KMi Chief Scientist Marc Eisenstadt delivered a stinging condemnation of elearning at his keynote address to the IEEE International Conference on Advanced Learning Technologies on Friday in Niigata, Japan. The keynote, entitled "Does elearning have to be so awful? (Time to mashup or shutup)", took objection to decades of false promises and research that had high intellectual merit but either failed to deliver in the real world at large scale, or alternatively delivered, but made for an awful end-user experience.

Notable exceptions to this work, including strong results from the likes of Roger Schank and John Anderson, and the Open University itself, were simply not referenced in the very conference that purported to be about Advanced Learning Technologies, possibly because they were mistakenly thought to be either ‘too old’ or ‘outside the paradigm’ of conference discussion.
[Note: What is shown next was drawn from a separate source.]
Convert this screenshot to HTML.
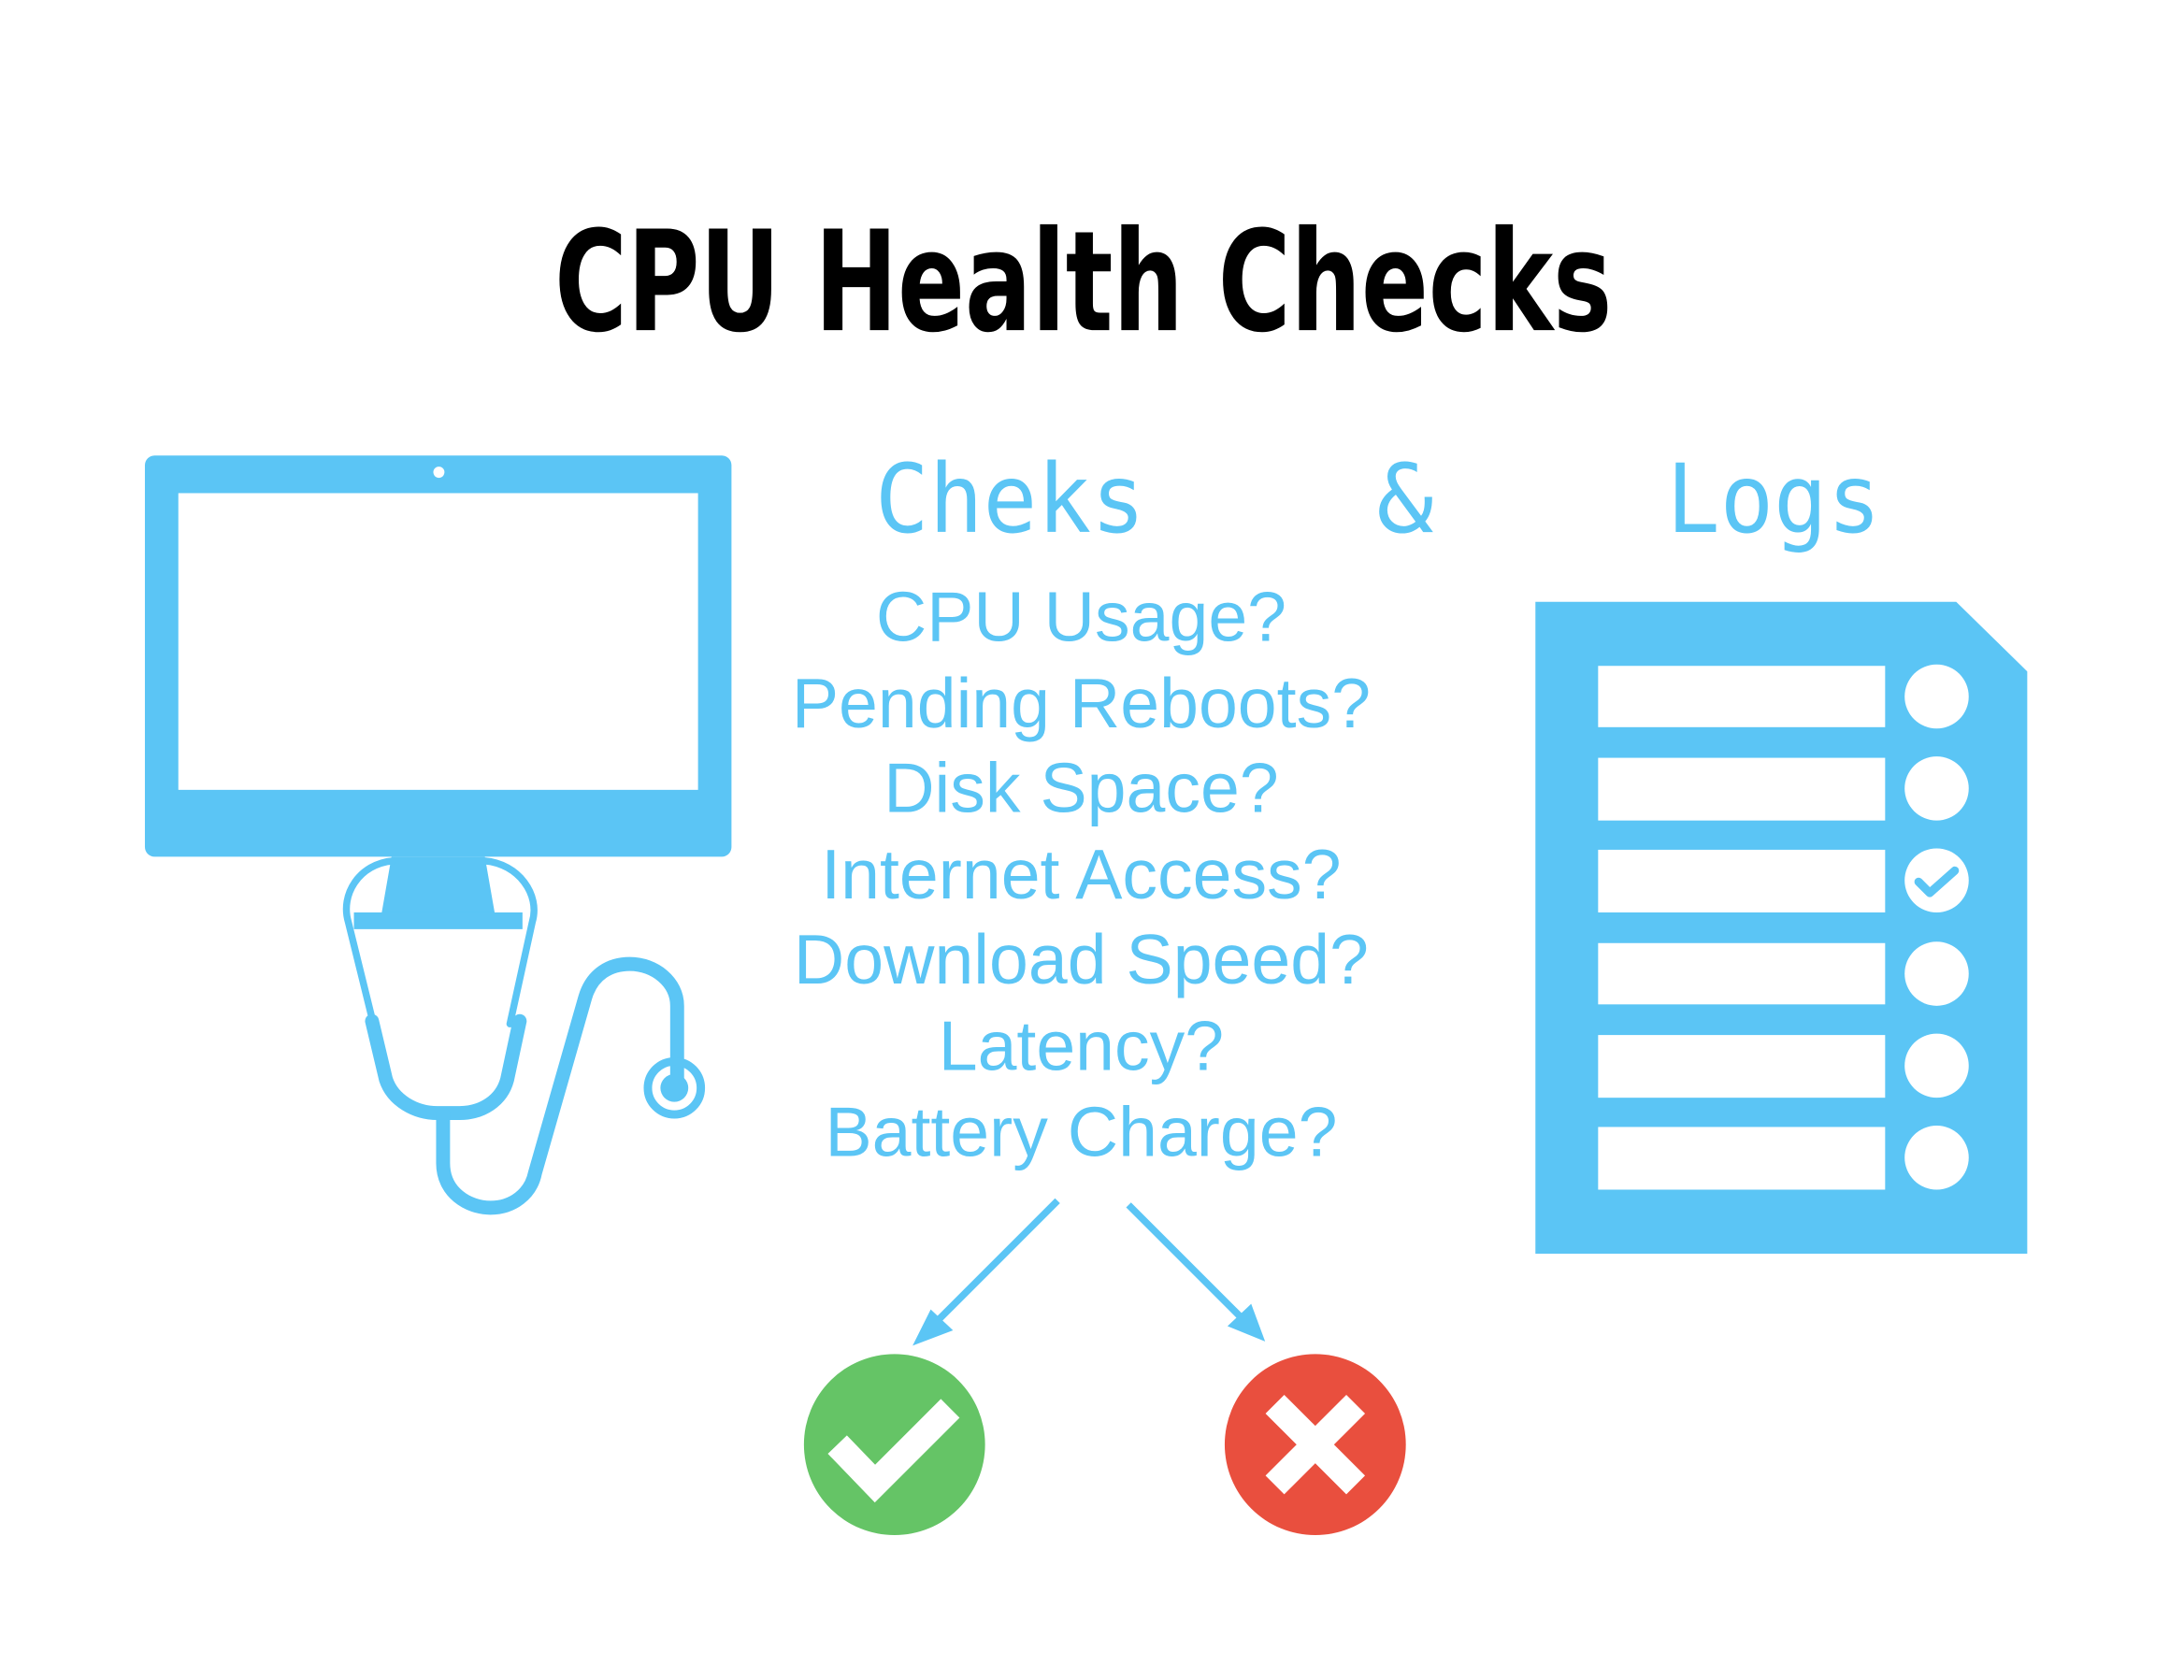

This did not deny the significance of the strong research actually presented at ICALT 2007, but instead emphasised the need to roll out results in a way that involved Eisenstadt’s three key attributes of ‘scale, human warmth, and (teacher/staff) buy-in’. Eisenstadt conducted a whirlwind tour through 5 decades of false promises, including (pictured above) the 1970’s Saturday-Night-Fever-era of ‘Microcomputers for all’, which may have helped raise a generation of computer-savvy kids, but generally not done much for (say) their scientific problem solving skills.

This is a theme Eisenstadt has explored in the past, but this time he attempted something of a wake-up call to an audience that was demonstrably weak in the use of social netwoking (according to several straw polls taken during the event), despite paying lip service to its virtues.

The talk looked at the brighter side of things too, taking a personal stance on some of the ‘magic sauce’ that makes Web2.0 a genuine force to be reckoned with, and looking at some powerful lessons that can be learned from the way the Open University, and in particular its new experiments with OpenLearn, are leveraging social tools for large-scale deployment in an educational context.